It is half-time for me at DebCamp/DebConf11 in Banja Luka, Bosnia-Herzegovina, and that is a good time to write about my work so far. I started with some finger exercises, such as the HTML copying for gnome-terminal (as blogged previously) and cosmetic changes to the buildd.debian.org/status website. After that, I began my main project: A SAT-based solver for the testing transition problem.
In Debian, new software first enters a repository called unstable, where it is tested. Once some requirements are fulfilled (package has been in unstable for usually at least 10 days and has no new release critical bugs), it is entitled to enter the repository called testing, which will eventually form a new stable Debian release. But some packages need to migrate together, usually because either requires the new version of the other. Also, no packages in testing ought to become uninstallable by some seemingly unrelated change.
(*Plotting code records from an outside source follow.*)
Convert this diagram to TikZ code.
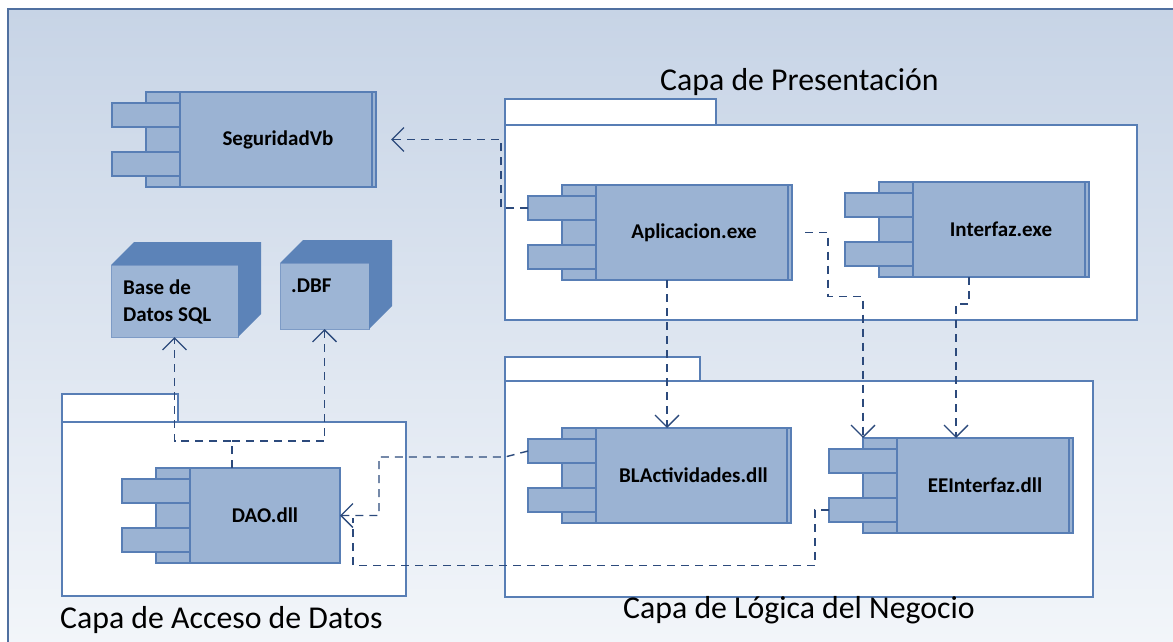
\documentclass[tikz,border=0pt]{standalone}
\usepackage{fontspec}
\setmainfont{Carlito}
\usetikzlibrary{arrows.meta}
\definecolor{bord}{RGB}{88,126,181}
\definecolor{cfill}{RGB}{155,179,211}
\definecolor{depc}{RGB}{44,74,124}
\definecolor{bgtop}{RGB}{199,212,230}
\definecolor{bgbot}{RGB}{243,246,250}
\definecolor{frame}{RGB}{80,112,160}
\definecolor{cubeside}{RGB}{92,131,184}
\definecolor{cubefront}{RGB}{157,181,213}
\definecolor{cubeedge}{RGB}{125,155,198}
\tikzset{
  compmain/.style={draw=bord, fill=cfill, line width=2pt, inner sep=0pt, outer sep=0pt,
    font=\fontsize{21}{25}\selectfont\bfseries},
  compaux/.style={draw=bord, fill=cfill, line width=2pt, inner sep=0pt, outer sep=0pt},
  pkg/.style={draw=bord, fill=white, line width=2.2pt, inner sep=0pt, outer sep=0pt},
  dep/.style={draw=depc, line width=1.4pt, dash pattern=on 8pt off 6pt,
    -{Straight Barb[length=12pt,width=24pt,line width=1.3pt]}},
  depline/.style={draw=depc, line width=1.4pt, dash pattern=on 8pt off 6pt},
  layerlbl/.style={font=\fontsize{31.8}{37}\selectfont, inner sep=0pt, text=black},
  cubefr/.style={draw=cubeedge, fill=cubefront, line width=1pt, inner sep=0pt, outer sep=0pt},
  cubetxt/.style={font=\fontsize{21}{27}\selectfont\bfseries, inner sep=0pt, align=left}
}
\newcommand\compo[6]{%
  \node[compmain, minimum width=#4pt, minimum height=#5pt] (#1) at (#2,#3) {#6};
  \node[compaux, anchor=north east, minimum width=34pt, minimum height=#5pt] (#1-b) at (#1.north west) {};
  \node[compaux, anchor=north east, minimum width=68pt, minimum height=24pt] (#1-p1) at ([yshift=-11pt]#1.north west) {};
  \node[compaux, anchor=north east, minimum width=68pt, minimum height=24pt] (#1-p2) at ([yshift=-60pt]#1.north west) {};
}
\newcommand\dblline[1]{%
  \draw[bord, line width=1.5pt] ([xshift=-4pt]#1.north east) -- ([xshift=-4pt]#1.south east);
}
\newcommand\cubeshade[1]{%
  \fill[cubeside] (#1.north west) -- ++(23,-23) -- ([shift={(23,-23)}]#1.north east)
    -- ([shift={(23,-23)}]#1.south east) -- (#1.south east) -- (#1.north east) -- cycle;
}
\begin{document}
\begin{tikzpicture}[x=1pt,y=-1pt]
\useasboundingbox (0,0) rectangle (1173,642);
\clip (0,0) rectangle (1173,642);
\fill[white] (0,0) rectangle (1173,642);
\shade[top color=bgtop, bottom color=bgbot] (8,9) rectangle (1185,655);
\draw[frame, line width=1.5pt] (8,655) -- (8,9) -- (1185,9);

% packages
\node[pkg, anchor=north west, minimum width=632pt, minimum height=195pt] (pres) at (505,125) {};
\node[pkg, anchor=south west, minimum width=211pt, minimum height=26pt] (pres-tab) at (pres.north west) {};
\node[pkg, anchor=north west, minimum width=588pt, minimum height=216pt] (logi) at (505,381) {};
\node[pkg, anchor=south west, minimum width=195pt, minimum height=24pt] (logi-tab) at (logi.north west) {};
\node[pkg, anchor=north west, minimum width=344pt, minimum height=174pt] (acc) at (62,422) {};
\node[pkg, anchor=south west, minimum width=116pt, minimum height=28pt] (acc-tab) at (acc.north west) {};

\node[layerlbl, anchor=base west] (lpres) at (660,91) {Capa de Presentación};
\node[layerlbl, anchor=base west] (llogi) at (623,618) {Capa de Lógica del Negocio};
\node[layerlbl, anchor=base west] (lacc) at (60,628) {Capa de Acceso de Datos};

% components
\compo{seg}{278}{139.5}{196}{95}{SeguridadVb}
\dblline{seg}
\compo{apl}{694}{232.5}{196}{95}{Aplicacion.exe}
\dblline{apl}
\compo{int}{1001}{229.5}{176}{95}{Interfaz.exe}
\dblline{int}
\compo{bl}{693.5}{475.5}{195}{95}{BLActividades.dll}
\dblline{bl}
\compo{ee}{985}{485.5}{176}{95}{EEInterfaz.dll}
\dblline{ee}
\compo{dao}{265}{515.5}{150}{95}{DAO.dll}

% data stores
\node[cubefr, minimum width=127pt, minimum height=72pt] (sql) at (174.5,301) {};
\cubeshade{sql}
\node[cubetxt, anchor=west] (sqltxt) at (123,302) {Base de\\Datos SQL};
\node[cubefr, minimum width=89pt, minimum height=66pt] (dbf) at (324.5,296) {};
\cubeshade{dbf}
\node[cubetxt, anchor=base west] (dbftxt) at (291,292) {.DBF};

% connectors
\coordinate (segin) at ([xshift=15pt]seg.east);
\draw[dep] (apl-p1.west) -- ++(-27,0) |- (segin);
\draw[dep] ([xshift=-27pt]apl.south) -- ([xshift=-27pt]apl.south |- bl.north);
\draw[dep] ([xshift=13pt]apl.east) -- ++(23,0) -- ++(0,64) -| (ee-b.north west);
\draw[dep] ([xshift=-32pt]int.south) -- ++(0,27) -| ([xshift=-29pt]ee.north);
\draw[dep] (bl-p1.west) -- ++(-23,6) -- ++(-126,0) |- (dao.east);
\draw[depline] (ee-p2.west) -- ++(-14,0) |- ([xshift=13pt,yshift=-50pt]dao.east) -- ([xshift=13pt,yshift=-2pt]dao.east);
\draw[dep] ([xshift=-33pt]dao.north) -- ++(0,-27) -| (sql.south);
\draw[dep] ([xshift=-33pt,yshift=27pt]dao.north) -| (dbf.south);
\end{tikzpicture}
\end{document}
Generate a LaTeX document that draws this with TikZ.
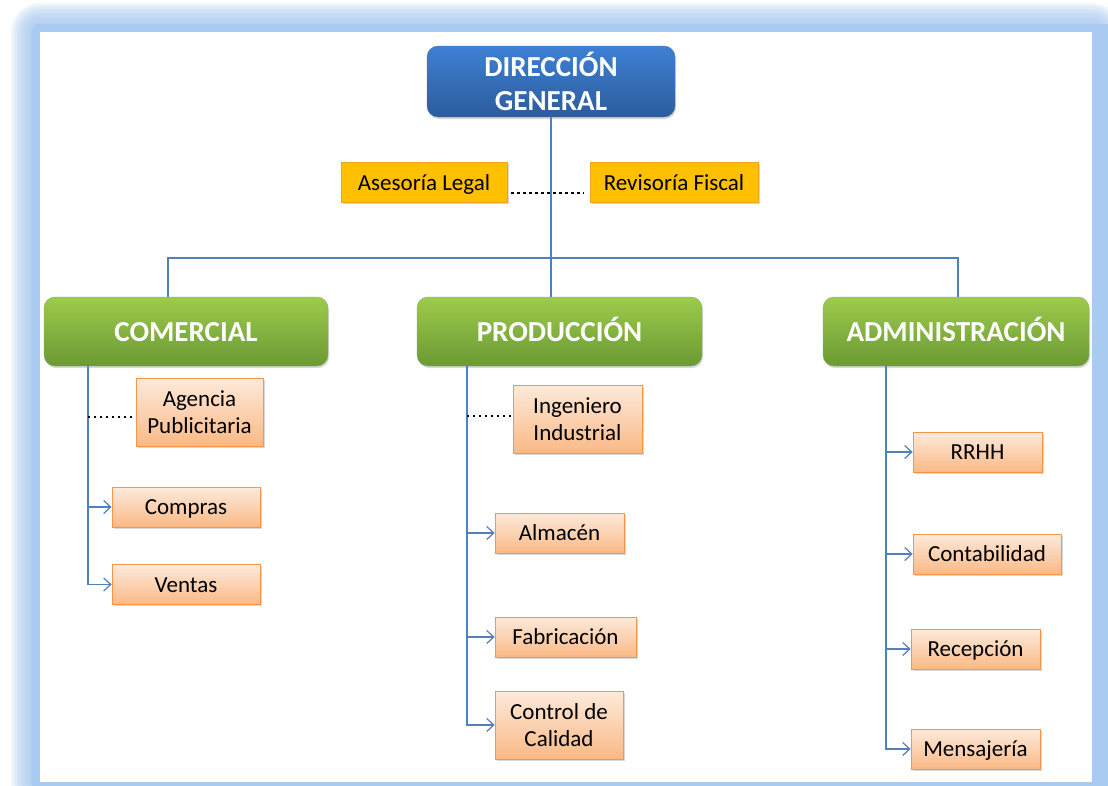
\documentclass[tikz,border=0pt]{standalone}
\usepackage{fontspec}
\setmainfont{Carlito}
\usetikzlibrary{arrows.meta,shadows}

\definecolor{framecol}{HTML}{A9CBF1}
\definecolor{linecol}{HTML}{4F81BD}
\definecolor{dirtop}{HTML}{3E80D4}
\definecolor{dirbot}{HTML}{2C5C9C}
\definecolor{areatop}{HTML}{9DCB4C}
\definecolor{areabot}{HTML}{6B9934}
\definecolor{advfill}{HTML}{FFC000}
\definecolor{advline}{HTML}{EDA31C}
\definecolor{unittop}{HTML}{FDEADB}
\definecolor{unitbot}{HTML}{FAB986}
\definecolor{unitline}{HTML}{F79646}

\tikzset{
  conn/.style={draw=linecol, line width=1.4pt},
  arr/.style={conn, -{Straight Barb[length=7pt,width=13pt,line width=1.2pt]}},
  dotline/.style={line width=2.6pt, dash pattern=on 2.6pt off 3.4pt},
  dirbox/.style={rounded corners=11pt, top color=dirtop, bottom color=dirbot,
    draw=dirbot!80, text=white, align=center, inner sep=2pt,
    font=\fontsize{29}{34}\selectfont\bfseries,
    minimum width=248pt, minimum height=71pt,
    drop shadow={shadow xshift=1pt, shadow yshift=-2pt, opacity=0.3}},
  areabox/.style={dirbox, top color=areatop, bottom color=areabot, draw=areabot!80,
    minimum height=69pt, text height=19pt, text depth=0pt},
  oneline/.style={text height=17.5pt, text depth=2.5pt},
  advbox/.style={fill=advfill, draw=advline, line width=0.8pt, inner sep=2pt,
    font=\fontsize{23}{26.5}\selectfont, minimum height=40pt,
    drop shadow={shadow xshift=1.5pt, shadow yshift=-1.5pt, opacity=0.3}},
  unitbox/.style={advbox, top color=unittop, bottom color=unitbot, draw=unitline,
    align=center}
}

\begin{document}
\begin{tikzpicture}[x=1pt,y=-1pt]
\useasboundingbox (0,0) rectangle (1108,785);
\clip (0,0) rectangle (1108,785);

% frame with soft glow
\fill[white] (0,0) rectangle (1108,785);
\fill[framecol, rounded corners=8pt] (32,24) rectangle (1116,800);
\foreach \d in {9,11,...,29}
  \fill[framecol, opacity=0.15, rounded corners=\d pt] (40-\d,32-\d) rectangle (1092+\d,782+\d);
\fill[white] (40,32) rectangle (1092,782);

% top level
\node[dirbox] (dir) at (551,81.5) {DIRECCIÓN\\GENERAL};
\node[advbox, oneline, minimum width=166pt] (legal) at (424,182.5) {Asesoría Legal};
\node[advbox, oneline, minimum width=168pt] (fiscal) at (674,182.5) {Revisoría Fiscal};

% areas
\node[areabox, minimum width=284pt] (comercial) at (186,331.5) {COMERCIAL};
\node[areabox, minimum width=285pt] (produccion) at (559.5,331.5) {PRODUCCIÓN};
\node[areabox, minimum width=266pt] (admin) at (956,331.5) {ADMINISTRACIÓN};

% units
\node[unitbox, minimum width=127pt, minimum height=68pt] (agencia) at (199.5,412) {Agencia\\Publicitaria};
\node[unitbox, oneline, minimum width=148pt] (compras) at (186,507) {Compras};
\node[unitbox, oneline, minimum width=148pt] (ventas) at (186,584.5) {Ventas};

\node[unitbox, minimum width=129pt, minimum height=68pt] (ingeniero) at (577.5,419) {Ingeniero\\Industrial};
\node[unitbox, oneline, minimum width=129pt] (almacen) at (559.5,533) {Almacén};
\node[unitbox, oneline, minimum width=141pt] (fabricacion) at (565.5,637) {Fabricación};
\node[unitbox, minimum width=128pt, minimum height=68pt] (control) at (559,725) {Control de\\Calidad};

\node[unitbox, oneline, minimum width=129pt] (rrhh) at (977.5,452) {RRHH};
\node[unitbox, oneline, minimum width=148pt] (contab) at (987,554) {Contabilidad};
\node[unitbox, oneline, minimum width=129pt] (recepcion) at (975.5,649) {Recepción};
\node[unitbox, oneline, minimum width=129pt] (mensajeria) at (975.5,749) {Mensajería};

% bus
\coordinate (busL) at (168,258);
\coordinate (busR) at (958,258);
\draw[conn] (dir.south) -- (dir.south |- produccion.north);
\draw[conn] (busL |- comercial.north) -- (busL) -- (busR) -- (busR |- admin.north);
\draw[dotline] ([shift={(4,10.5)}]legal.east) -- ([shift={(-6,10.5)}]fiscal.west);

% trunks
\coordinate (tc) at (88,0);
\coordinate (tp) at (467,0);
\coordinate (ta) at (886,0);

\draw[arr] (tc |- comercial.south) |- (ventas.west);
\draw[arr] (tc |- compras.west) -- (compras.west);
\draw[dotline, line width=2pt, dash pattern=on 2pt off 4pt] ([yshift=-5pt]tc |- agencia.west) -- ([yshift=-5pt]agencia.west);

\draw[arr] (tp |- produccion.south) |- (control.west);
\draw[arr] (tp |- almacen.west) -- (almacen.west);
\draw[arr] (tp |- fabricacion.west) -- (fabricacion.west);
\draw[dotline, line width=2pt, dash pattern=on 2pt off 4pt] ([yshift=3pt]tp |- ingeniero.west) -- ([yshift=3pt]ingeniero.west);

\draw[arr] (ta |- admin.south) |- (mensajeria.west);
\draw[arr] (ta |- rrhh.west) -- (rrhh.west);
\draw[arr] (ta |- contab.west) -- (contab.west);
\draw[arr] (ta |- recepcion.west) -- (recepcion.west);
\end{tikzpicture}
\end{document}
The software that decides these things is called britney. It is sufficiently good in making sure nothing bad happens, but not smart enough to figure out what to do in case more than two packages need to migrate simultaneously. My goal is to improve this. Now, the the various requirements can all be expressed as predicative formulas, and a lot of research has been going into writing good solvers for such problems, called SAT-solvers. Hence my plan was to only specify what we expect from a testing migration, but leave the search for a solution to such a general purpose and highly optimized program.
My initial progress was good and I had some result after two days of hacking, and the approach is promising. Because the data sets are pretty large (1.5GB of input data, the final SAT problem has 1.8 million clauses with 250.000 variables), so I learned quite a bit about profiling and optimizing Haskell programs, and that parsec is slower than working with BS.lines and BS.split to parse simple input. I also used the FFI to use dpkg code directly to compare Debian version numbers.
At some point I noticed that I actually want to solve PMAX-SAT problems: Given two set of clauses, hard clauses and soft clauses, find a variable assignment that fulfills the hard clauses and as many of the soft clauses as possible. Unfortunately, there are no fast Free PMAX-SAT solvers around. The ones that I found and that were fast enough that I could use them, msuncore by Joao Marques-Silva at the University College Dublin and MiniMaxSat by Federico Heras at the Universitat Politècnica de Catalunya, are only available as statically linked binaries. It is a shame that this is acceptable by the academic community; imagine mathematicians would stop including the proofs in their papers, and only share their theorems.
So if you happen to have written a PMAX-SAT solver and can solve this instance (in weighted DIMACS format) in less than five minutes, and want to brag that the Debian project is using your code, then please release it under a Free license (e.g. GPL or BSD) and tell me about it!
The code of my SAT-based solver is, of course, available, though slightly unpolished. Parts of it (notably the interface to picosat and the PMAX-SAT solvers) might be of general interest and I plan to put them on Hackage as a separate license.
Update: I have contacted the authors of the SAT solvers mentioned above, and they have reconfirmed that they have no intention of releasing the source. Now I put my hope in maxsatz2009 by Chumin LI, which is GPL but was not able to cope with my large instance directly; I think I need to change the memory management.
Have something to say? You can post a comment by sending an e-Mail to me at <mail@joachim-breitner.de>, and I will include it here.
(I too am in DebConf)
I could try attacking them with ASP (answer set programming, aka stable models) solvers too. Many of them support weighted rules and minimize clauses.